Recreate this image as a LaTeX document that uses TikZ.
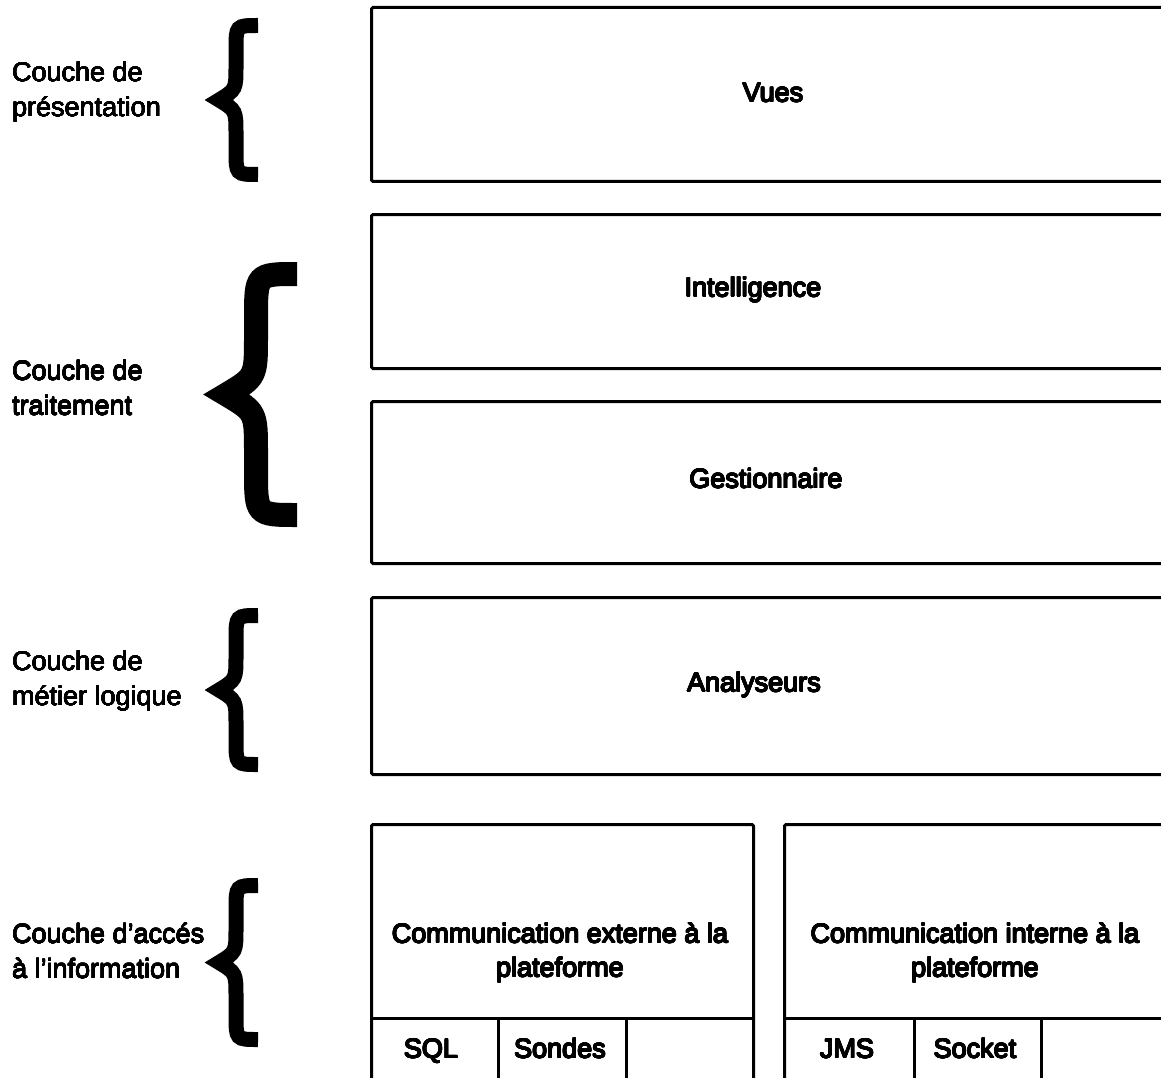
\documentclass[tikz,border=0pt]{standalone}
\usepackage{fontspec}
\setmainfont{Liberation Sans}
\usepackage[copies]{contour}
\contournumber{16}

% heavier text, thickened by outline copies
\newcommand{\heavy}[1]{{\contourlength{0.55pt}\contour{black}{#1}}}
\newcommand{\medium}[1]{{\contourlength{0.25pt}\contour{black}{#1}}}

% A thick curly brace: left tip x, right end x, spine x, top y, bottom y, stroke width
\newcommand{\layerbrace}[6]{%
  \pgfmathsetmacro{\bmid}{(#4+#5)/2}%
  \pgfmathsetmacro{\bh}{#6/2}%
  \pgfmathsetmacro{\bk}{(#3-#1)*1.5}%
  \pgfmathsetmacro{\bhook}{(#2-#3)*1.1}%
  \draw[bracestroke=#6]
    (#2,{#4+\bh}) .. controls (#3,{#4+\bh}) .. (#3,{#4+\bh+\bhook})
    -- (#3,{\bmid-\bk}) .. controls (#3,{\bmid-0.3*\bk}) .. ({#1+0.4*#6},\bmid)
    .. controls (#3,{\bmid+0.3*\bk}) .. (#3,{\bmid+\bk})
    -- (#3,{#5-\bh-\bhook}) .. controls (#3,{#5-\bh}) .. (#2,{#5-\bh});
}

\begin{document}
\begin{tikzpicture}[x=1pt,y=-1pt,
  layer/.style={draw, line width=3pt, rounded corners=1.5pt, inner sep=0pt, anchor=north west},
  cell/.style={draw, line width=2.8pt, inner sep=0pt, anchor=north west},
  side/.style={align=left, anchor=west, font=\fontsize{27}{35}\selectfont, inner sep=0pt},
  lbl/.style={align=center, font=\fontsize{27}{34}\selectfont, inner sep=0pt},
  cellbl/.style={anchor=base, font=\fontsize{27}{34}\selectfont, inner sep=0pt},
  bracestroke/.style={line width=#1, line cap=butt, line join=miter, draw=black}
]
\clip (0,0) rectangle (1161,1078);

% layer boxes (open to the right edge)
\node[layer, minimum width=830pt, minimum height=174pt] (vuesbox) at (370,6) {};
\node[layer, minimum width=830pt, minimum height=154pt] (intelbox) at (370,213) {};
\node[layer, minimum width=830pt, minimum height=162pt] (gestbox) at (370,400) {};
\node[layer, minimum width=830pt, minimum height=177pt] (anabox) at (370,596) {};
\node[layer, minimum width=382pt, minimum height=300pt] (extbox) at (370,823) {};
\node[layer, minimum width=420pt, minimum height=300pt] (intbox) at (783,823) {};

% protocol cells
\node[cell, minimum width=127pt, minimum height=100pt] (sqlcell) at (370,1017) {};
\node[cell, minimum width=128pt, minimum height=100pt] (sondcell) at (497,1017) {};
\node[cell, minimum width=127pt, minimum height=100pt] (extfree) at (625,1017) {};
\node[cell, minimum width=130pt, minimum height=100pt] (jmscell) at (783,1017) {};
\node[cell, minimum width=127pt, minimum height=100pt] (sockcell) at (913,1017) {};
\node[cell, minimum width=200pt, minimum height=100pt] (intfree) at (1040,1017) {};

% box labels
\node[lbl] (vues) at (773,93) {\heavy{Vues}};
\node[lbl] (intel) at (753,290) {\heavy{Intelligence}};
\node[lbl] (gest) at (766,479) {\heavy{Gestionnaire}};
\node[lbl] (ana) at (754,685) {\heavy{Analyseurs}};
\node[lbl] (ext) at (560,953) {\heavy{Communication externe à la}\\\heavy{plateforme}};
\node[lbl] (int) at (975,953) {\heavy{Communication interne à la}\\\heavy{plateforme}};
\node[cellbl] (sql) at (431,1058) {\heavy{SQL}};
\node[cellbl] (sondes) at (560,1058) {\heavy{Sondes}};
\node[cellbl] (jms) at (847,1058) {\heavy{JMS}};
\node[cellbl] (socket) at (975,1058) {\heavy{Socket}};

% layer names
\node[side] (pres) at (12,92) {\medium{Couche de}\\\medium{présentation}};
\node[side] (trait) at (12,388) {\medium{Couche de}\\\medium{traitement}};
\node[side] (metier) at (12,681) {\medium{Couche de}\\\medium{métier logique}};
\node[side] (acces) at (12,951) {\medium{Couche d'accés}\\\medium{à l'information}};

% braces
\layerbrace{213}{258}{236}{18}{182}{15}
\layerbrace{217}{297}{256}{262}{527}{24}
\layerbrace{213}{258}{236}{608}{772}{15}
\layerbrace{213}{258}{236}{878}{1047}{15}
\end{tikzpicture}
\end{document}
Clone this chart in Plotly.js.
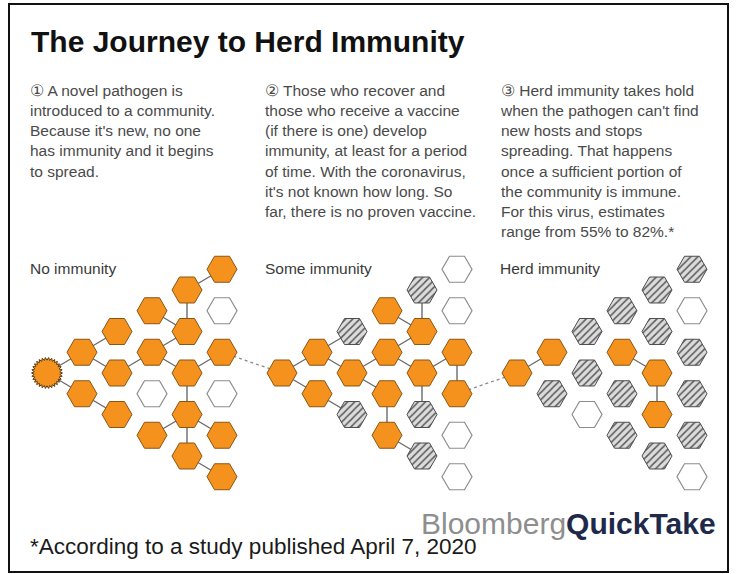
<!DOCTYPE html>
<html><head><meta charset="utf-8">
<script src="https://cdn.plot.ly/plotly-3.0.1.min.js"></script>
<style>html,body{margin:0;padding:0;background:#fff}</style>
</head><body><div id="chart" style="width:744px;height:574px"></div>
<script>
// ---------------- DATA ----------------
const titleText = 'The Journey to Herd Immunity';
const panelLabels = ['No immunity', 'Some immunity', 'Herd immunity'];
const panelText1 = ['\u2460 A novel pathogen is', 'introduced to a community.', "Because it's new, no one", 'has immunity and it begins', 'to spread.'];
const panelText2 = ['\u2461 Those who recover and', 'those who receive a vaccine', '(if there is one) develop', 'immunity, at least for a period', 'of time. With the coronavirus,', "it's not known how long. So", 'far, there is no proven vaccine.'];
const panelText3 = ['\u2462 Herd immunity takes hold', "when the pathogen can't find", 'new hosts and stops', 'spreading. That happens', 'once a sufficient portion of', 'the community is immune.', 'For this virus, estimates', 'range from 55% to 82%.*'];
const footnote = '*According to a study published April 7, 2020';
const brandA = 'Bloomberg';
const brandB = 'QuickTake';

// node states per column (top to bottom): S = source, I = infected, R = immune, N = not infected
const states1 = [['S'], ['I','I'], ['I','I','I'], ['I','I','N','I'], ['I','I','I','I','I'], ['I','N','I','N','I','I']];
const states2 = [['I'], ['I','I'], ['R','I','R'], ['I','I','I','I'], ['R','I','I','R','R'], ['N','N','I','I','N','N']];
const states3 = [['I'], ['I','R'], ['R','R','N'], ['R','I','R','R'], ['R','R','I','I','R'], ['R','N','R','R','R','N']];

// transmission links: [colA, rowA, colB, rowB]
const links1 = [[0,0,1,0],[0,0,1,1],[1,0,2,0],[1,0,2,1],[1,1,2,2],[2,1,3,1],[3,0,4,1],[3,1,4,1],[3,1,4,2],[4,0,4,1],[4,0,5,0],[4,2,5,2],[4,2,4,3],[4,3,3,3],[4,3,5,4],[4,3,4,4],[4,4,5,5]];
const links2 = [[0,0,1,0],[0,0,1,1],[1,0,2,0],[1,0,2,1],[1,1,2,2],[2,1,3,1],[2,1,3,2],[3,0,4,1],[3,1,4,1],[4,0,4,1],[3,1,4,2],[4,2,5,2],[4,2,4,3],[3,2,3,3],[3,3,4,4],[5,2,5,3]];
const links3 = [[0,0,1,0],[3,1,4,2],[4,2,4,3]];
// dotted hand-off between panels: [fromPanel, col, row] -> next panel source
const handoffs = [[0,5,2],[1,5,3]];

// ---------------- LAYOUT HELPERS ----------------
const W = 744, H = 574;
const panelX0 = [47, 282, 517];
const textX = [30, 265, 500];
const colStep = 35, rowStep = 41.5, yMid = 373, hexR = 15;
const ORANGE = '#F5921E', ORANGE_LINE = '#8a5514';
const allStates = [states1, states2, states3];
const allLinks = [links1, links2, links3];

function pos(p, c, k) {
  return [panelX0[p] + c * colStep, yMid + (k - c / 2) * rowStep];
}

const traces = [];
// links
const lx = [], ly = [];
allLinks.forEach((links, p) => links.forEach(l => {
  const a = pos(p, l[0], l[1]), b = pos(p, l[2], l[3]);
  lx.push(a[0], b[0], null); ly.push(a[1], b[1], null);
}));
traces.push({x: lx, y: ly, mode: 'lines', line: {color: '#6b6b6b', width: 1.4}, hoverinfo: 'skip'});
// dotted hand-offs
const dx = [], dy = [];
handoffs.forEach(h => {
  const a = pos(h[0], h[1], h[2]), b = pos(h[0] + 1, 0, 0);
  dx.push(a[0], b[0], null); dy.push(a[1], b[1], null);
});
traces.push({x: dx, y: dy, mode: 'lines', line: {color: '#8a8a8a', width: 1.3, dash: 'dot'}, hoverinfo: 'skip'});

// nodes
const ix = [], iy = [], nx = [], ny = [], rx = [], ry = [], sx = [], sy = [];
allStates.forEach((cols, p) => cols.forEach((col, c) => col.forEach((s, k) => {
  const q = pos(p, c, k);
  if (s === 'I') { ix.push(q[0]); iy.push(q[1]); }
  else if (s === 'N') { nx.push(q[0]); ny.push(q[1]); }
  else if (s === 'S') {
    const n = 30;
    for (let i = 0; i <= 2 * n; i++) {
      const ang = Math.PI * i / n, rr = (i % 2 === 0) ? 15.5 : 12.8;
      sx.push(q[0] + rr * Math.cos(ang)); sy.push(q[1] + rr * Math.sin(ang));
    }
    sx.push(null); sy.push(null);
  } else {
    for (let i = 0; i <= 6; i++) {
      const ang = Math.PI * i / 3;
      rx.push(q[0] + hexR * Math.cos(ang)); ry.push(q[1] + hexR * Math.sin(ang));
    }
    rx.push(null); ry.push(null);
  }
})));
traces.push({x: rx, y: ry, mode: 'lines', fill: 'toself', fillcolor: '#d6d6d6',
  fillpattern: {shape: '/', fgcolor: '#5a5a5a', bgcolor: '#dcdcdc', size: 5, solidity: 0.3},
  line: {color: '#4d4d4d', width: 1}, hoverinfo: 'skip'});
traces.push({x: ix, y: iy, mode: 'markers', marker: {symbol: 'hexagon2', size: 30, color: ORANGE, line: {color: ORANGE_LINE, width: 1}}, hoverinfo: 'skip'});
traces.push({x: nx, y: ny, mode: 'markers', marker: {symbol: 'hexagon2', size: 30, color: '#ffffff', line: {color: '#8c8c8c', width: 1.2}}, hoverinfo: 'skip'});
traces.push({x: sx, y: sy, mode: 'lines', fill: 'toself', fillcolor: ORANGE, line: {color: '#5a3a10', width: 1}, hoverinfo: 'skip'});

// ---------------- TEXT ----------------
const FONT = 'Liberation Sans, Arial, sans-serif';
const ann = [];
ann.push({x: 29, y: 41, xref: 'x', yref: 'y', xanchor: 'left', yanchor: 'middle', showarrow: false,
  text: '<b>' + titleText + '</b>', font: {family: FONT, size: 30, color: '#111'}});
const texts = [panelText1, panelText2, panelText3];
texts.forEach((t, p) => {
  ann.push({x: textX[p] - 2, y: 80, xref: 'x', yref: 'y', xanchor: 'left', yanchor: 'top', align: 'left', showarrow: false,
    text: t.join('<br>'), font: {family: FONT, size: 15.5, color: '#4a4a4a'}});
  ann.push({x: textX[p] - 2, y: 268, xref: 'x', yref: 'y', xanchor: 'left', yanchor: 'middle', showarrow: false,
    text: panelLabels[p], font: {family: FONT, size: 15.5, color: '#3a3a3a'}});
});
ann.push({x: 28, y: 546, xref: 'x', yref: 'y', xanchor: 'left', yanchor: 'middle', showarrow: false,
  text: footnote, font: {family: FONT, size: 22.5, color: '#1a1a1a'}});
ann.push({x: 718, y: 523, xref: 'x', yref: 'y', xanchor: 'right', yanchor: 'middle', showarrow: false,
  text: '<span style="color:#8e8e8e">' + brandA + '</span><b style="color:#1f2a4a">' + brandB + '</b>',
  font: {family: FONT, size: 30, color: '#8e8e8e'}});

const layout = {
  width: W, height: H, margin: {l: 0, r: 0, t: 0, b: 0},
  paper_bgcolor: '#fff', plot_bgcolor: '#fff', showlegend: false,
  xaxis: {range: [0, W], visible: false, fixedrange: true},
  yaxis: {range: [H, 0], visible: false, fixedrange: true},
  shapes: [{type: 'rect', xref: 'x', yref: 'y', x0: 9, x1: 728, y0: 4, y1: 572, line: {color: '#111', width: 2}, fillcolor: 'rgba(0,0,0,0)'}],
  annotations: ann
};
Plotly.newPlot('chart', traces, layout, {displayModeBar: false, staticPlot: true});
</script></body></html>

____

-- Instructions to follow --
Pictures in the material above should be skipped; print exactly the lines from the one with "Clone this chart in Plotly.js." through the one with "const handoffs = [[0,5,2],[1,5,3]];".

-- Solution to the problem --
Clone this chart in Plotly.js.
<!DOCTYPE html>
<html><head><meta charset="utf-8">
<script src="https://cdn.plot.ly/plotly-3.0.1.min.js"></script>
<style>html,body{margin:0;padding:0;background:#fff}</style>
</head><body><div id="chart" style="width:744px;height:574px"></div>
<script>
// ---------------- DATA ----------------
const titleText = 'The Journey to Herd Immunity';
const panelLabels = ['No immunity', 'Some immunity', 'Herd immunity'];
const panelText1 = ['\u2460 A novel pathogen is', 'introduced to a community.', "Because it's new, no one", 'has immunity and it begins', 'to spread.'];
const panelText2 = ['\u2461 Those who recover and', 'those who receive a vaccine', '(if there is one) develop', 'immunity, at least for a period', 'of time. With the coronavirus,', "it's not known how long. So", 'far, there is no proven vaccine.'];
const panelText3 = ['\u2462 Herd immunity takes hold', "when the pathogen can't find", 'new hosts and stops', 'spreading. That happens', 'once a sufficient portion of', 'the community is immune.', 'For this virus, estimates', 'range from 55% to 82%.*'];
const footnote = '*According to a study published April 7, 2020';
const brandA = 'Bloomberg';
const brandB = 'QuickTake';

// node states per column (top to bottom): S = source, I = infected, R = immune, N = not infected
const states1 = [['S'], ['I','I'], ['I','I','I'], ['I','I','N','I'], ['I','I','I','I','I'], ['I','N','I','N','I','I']];
const states2 = [['I'], ['I','I'], ['R','I','R'], ['I','I','I','I'], ['R','I','I','R','R'], ['N','N','I','I','N','N']];
const states3 = [['I'], ['I','R'], ['R','R','N'], ['R','I','R','R'], ['R','R','I','I','R'], ['R','N','R','R','R','N']];

// transmission links: [colA, rowA, colB, rowB]
const links1 = [[0,0,1,0],[0,0,1,1],[1,0,2,0],[1,0,2,1],[1,1,2,2],[2,1,3,1],[3,0,4,1],[3,1,4,1],[3,1,4,2],[4,0,4,1],[4,0,5,0],[4,2,5,2],[4,2,4,3],[4,3,3,3],[4,3,5,4],[4,3,4,4],[4,4,5,5]];
const links2 = [[0,0,1,0],[0,0,1,1],[1,0,2,0],[1,0,2,1],[1,1,2,2],[2,1,3,1],[2,1,3,2],[3,0,4,1],[3,1,4,1],[4,0,4,1],[3,1,4,2],[4,2,5,2],[4,2,4,3],[3,2,3,3],[3,3,4,4],[5,2,5,3]];
const links3 = [[0,0,1,0],[3,1,4,2],[4,2,4,3]];
// dotted hand-off between panels: [fromPanel, col, row] -> next panel source
const handoffs = [[0,5,2],[1,5,3]];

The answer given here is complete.